A boy writes a Chinese letter for “study” with a calligraphy robot at Keio University in Yokohama on July 30, 2013. The motion copy robot can recreate master works and the users can experience the same pressure and the same gestures of brush works by master painters or calligraphers.

Nijiya Kurota’s little hand grips a calligraphy brush dangling above a clean sheet of rice paper. The brush itself is being held dead straight, just as an expert who has spent years learning the art of “shodo”—Japanese calligraphy—would do.

That’s because a robot arm is also attached to the brush and for a moment, as thick lines of glistening black ink are laid down on the page, Nijiya is transformed into a master calligrapher.

A few days ago the 10-year-old student and his classmates from a junior high school in Yokohama, close to Tokyo, came face to face with this strange invention.

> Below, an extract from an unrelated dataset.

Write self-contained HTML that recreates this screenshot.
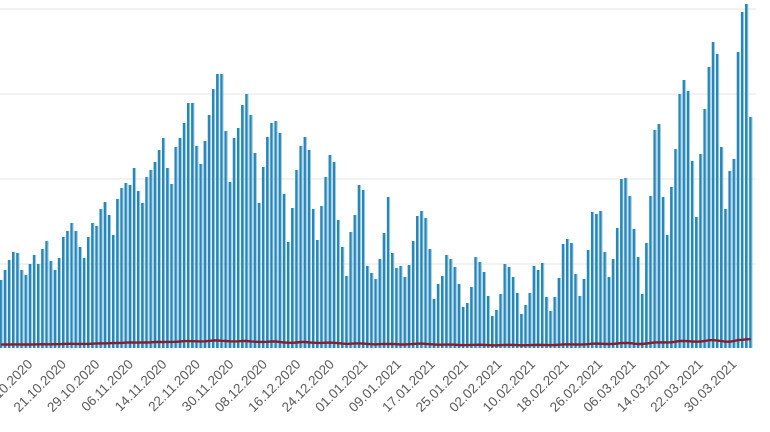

Despite being a deft practitioner of such a subtle art form, there is nothing human about this collection of metal rods and whirring motors.

But the robot writes just like an expert calligrapher and its inventor hopes it will help teach a new generation of Japanese children an ancient skill that many fear is fast dying out.

“The teaching of calligraphy is all but lost so I thought I could forever preserve the art of our great masters on the robot’s memory,” explains Seiichiro Katsura, a professor at Keio University and the robot’s inventor.

The machine itself consists of multiple engines and a mechanical arm which is attached to a brush. Its hard drive has been imbued with the skills of 90-year-old Juho Sado, a master calligrapher who taught the robot how to write a series of “Kanji” characters down to the most imperceptible of wrist movements and brush strokes.